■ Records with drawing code
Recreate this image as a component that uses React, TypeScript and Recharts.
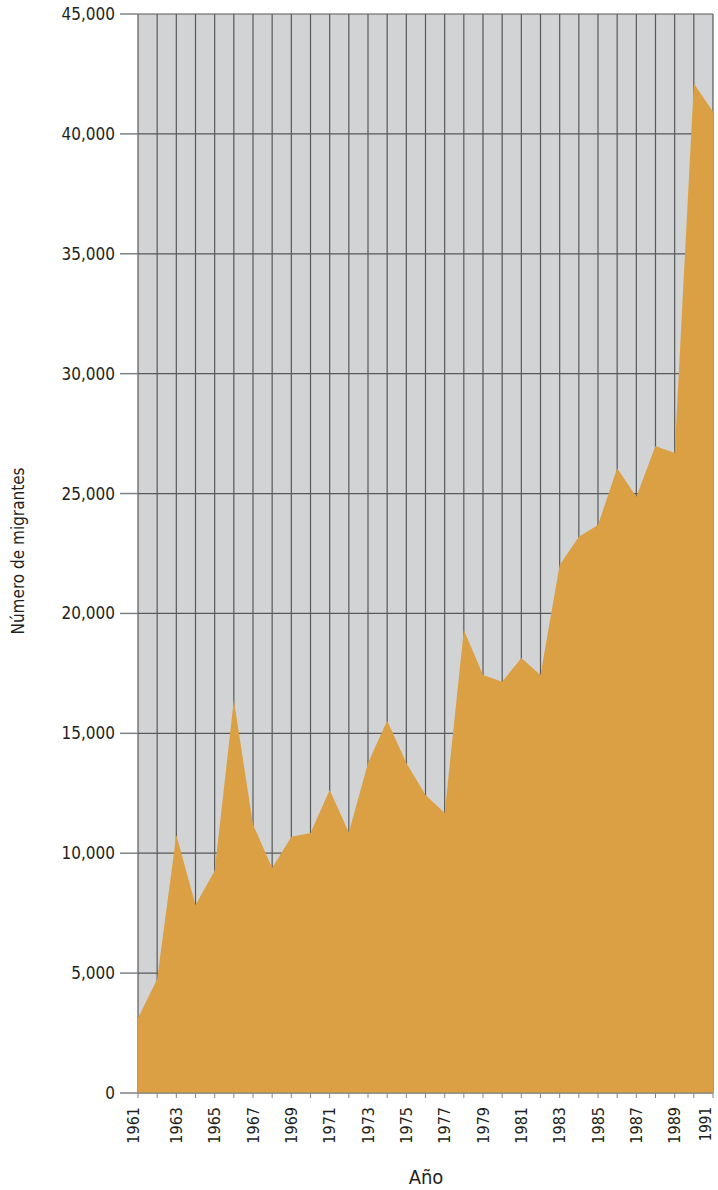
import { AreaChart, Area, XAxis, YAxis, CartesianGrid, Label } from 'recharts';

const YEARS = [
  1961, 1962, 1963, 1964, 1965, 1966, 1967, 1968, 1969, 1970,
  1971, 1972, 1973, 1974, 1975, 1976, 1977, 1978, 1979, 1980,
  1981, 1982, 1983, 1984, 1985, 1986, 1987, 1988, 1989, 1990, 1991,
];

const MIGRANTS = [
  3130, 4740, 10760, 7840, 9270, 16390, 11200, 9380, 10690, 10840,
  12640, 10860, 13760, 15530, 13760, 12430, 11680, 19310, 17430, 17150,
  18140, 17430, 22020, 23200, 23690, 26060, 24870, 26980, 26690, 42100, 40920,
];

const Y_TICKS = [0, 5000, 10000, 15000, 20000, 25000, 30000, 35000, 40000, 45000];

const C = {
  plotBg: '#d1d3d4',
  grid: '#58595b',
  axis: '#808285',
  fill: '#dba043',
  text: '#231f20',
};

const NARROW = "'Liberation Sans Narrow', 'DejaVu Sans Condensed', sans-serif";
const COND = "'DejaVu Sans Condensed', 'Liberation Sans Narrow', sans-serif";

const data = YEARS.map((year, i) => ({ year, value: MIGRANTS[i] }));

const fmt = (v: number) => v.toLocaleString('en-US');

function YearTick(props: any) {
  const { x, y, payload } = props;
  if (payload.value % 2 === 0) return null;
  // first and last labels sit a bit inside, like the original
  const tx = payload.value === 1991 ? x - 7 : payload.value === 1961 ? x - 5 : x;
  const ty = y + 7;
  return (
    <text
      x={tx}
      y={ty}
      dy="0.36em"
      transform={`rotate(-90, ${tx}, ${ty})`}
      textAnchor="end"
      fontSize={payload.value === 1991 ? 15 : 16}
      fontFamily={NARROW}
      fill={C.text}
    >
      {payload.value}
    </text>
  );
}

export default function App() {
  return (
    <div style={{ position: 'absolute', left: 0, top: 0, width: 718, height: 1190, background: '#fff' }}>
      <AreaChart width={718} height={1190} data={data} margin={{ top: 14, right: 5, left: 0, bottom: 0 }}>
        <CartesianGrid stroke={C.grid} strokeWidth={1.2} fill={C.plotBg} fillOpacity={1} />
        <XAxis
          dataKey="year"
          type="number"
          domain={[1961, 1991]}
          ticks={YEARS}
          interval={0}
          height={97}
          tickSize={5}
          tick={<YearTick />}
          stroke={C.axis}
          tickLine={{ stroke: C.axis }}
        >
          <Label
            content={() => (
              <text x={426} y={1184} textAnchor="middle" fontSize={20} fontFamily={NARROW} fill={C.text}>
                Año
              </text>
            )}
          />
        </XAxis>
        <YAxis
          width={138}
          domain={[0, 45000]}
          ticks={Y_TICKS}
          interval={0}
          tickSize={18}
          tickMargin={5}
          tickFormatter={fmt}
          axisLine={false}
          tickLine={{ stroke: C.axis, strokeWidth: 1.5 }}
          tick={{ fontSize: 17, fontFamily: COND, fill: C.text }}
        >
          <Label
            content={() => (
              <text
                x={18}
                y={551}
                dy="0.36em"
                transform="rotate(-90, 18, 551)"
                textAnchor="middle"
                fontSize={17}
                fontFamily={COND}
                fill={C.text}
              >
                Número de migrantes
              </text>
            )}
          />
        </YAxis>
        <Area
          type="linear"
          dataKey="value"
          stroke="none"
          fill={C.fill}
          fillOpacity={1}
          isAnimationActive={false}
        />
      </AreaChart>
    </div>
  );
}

---

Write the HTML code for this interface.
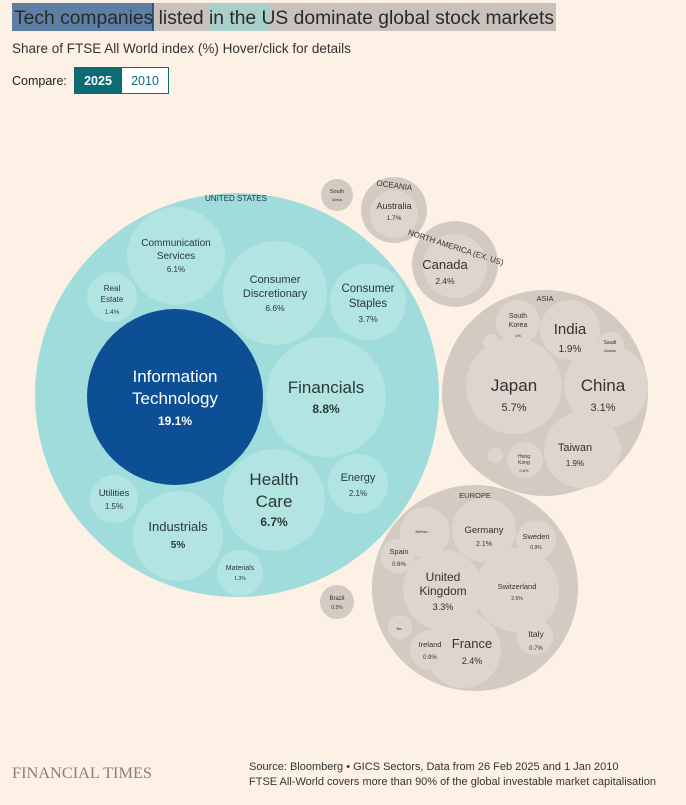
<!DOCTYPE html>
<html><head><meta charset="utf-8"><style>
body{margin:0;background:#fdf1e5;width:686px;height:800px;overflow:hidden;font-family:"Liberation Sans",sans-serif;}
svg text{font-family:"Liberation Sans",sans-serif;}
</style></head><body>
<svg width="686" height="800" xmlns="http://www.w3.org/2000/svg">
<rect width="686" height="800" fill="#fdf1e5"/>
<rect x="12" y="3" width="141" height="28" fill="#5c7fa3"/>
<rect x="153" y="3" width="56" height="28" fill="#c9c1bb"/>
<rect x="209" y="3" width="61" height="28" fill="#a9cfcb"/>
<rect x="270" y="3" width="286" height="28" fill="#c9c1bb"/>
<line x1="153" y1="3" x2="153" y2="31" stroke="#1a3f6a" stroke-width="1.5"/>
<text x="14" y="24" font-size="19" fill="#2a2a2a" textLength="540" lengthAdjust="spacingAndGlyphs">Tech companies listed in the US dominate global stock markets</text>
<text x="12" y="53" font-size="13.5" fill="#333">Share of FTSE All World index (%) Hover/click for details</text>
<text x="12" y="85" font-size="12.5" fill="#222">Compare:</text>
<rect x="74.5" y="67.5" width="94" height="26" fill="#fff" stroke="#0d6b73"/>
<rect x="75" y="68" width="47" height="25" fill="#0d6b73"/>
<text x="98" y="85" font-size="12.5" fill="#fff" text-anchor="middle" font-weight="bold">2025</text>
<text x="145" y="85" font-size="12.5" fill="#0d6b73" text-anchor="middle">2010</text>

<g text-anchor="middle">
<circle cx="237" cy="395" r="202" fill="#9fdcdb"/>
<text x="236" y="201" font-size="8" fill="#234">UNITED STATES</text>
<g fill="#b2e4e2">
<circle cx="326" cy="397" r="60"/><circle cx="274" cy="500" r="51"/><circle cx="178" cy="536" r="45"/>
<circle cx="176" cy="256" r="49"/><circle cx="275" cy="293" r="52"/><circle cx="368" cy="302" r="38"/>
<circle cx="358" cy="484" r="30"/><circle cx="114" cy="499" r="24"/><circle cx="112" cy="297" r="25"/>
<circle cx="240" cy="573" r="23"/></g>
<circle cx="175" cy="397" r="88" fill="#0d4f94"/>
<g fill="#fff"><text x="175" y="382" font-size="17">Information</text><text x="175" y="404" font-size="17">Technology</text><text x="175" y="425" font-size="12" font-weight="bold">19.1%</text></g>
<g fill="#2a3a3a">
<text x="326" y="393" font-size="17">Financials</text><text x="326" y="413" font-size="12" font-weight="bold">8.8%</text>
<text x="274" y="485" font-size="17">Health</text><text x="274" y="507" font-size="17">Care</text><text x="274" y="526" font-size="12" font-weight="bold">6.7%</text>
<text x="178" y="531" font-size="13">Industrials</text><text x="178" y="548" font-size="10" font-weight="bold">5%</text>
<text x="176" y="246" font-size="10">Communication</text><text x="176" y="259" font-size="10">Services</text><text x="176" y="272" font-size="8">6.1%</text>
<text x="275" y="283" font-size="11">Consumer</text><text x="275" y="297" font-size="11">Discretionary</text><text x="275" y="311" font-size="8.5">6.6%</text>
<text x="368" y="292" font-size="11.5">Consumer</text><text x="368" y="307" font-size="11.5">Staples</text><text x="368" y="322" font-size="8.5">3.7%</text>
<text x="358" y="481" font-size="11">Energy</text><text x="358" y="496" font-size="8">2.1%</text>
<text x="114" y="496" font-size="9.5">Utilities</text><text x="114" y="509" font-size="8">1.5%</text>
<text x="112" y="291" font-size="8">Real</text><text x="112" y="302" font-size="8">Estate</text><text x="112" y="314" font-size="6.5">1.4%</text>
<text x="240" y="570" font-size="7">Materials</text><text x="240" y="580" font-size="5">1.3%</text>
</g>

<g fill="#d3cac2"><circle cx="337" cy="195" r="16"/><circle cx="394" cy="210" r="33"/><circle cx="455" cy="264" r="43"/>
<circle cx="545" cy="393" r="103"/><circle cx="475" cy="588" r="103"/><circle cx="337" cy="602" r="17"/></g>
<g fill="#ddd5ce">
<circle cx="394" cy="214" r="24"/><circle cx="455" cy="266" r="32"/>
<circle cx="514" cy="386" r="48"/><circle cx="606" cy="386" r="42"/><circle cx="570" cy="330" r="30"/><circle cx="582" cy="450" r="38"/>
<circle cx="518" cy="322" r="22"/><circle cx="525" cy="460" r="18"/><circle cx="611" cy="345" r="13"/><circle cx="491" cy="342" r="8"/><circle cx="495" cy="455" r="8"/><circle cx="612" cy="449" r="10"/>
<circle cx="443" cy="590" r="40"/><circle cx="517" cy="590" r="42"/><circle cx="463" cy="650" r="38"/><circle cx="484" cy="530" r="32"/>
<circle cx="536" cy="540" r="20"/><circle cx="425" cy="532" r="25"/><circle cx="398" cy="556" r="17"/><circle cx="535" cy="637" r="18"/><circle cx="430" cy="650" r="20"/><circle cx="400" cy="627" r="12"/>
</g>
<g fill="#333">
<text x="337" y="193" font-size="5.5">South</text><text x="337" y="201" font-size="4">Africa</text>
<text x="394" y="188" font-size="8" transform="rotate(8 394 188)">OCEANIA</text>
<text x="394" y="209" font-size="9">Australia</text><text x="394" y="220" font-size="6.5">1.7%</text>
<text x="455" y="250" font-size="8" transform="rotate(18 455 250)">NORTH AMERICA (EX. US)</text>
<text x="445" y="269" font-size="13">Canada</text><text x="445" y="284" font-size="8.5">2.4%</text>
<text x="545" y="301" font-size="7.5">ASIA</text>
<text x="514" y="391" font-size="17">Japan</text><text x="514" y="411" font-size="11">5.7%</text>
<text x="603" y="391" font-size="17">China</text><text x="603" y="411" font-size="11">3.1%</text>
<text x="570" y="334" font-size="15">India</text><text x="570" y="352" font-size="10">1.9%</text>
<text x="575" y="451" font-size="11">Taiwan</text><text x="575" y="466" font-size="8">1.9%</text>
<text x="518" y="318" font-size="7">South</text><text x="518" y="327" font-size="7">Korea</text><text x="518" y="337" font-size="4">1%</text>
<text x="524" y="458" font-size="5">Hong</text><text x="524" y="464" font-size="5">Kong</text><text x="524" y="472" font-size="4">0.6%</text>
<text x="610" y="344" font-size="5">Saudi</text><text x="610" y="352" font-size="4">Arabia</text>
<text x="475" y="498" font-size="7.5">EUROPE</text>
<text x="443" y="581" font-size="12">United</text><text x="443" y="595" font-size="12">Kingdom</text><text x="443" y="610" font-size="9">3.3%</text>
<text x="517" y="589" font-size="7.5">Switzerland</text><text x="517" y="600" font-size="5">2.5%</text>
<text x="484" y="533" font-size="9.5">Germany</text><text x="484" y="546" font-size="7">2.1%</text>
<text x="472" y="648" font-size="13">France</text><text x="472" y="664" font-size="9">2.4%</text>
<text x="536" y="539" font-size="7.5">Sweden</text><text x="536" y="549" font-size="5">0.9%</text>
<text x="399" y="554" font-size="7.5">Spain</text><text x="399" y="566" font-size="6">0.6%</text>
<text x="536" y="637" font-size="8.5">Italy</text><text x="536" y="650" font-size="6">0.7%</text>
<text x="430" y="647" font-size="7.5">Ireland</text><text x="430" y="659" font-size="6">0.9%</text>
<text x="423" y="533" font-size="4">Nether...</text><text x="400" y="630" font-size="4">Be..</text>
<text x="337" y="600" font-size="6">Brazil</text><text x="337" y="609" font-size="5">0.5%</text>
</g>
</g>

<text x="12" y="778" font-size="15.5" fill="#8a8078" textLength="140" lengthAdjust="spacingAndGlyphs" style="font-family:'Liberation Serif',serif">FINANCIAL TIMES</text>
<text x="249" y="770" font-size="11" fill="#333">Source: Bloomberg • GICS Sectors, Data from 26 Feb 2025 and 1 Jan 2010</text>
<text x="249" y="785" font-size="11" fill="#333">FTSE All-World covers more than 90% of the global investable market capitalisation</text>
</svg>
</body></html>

■ Exercise objective
Using the entries above, write out exactly the lines from the one with "Recreate this image" through the one with "YAxis, CartesianGrid, Label", ends included. Leave out any pictures.

■ Result
Recreate this image as a component that uses React, TypeScript and Recharts.
import { AreaChart, Area, XAxis, YAxis, CartesianGrid, Label } from 'recharts';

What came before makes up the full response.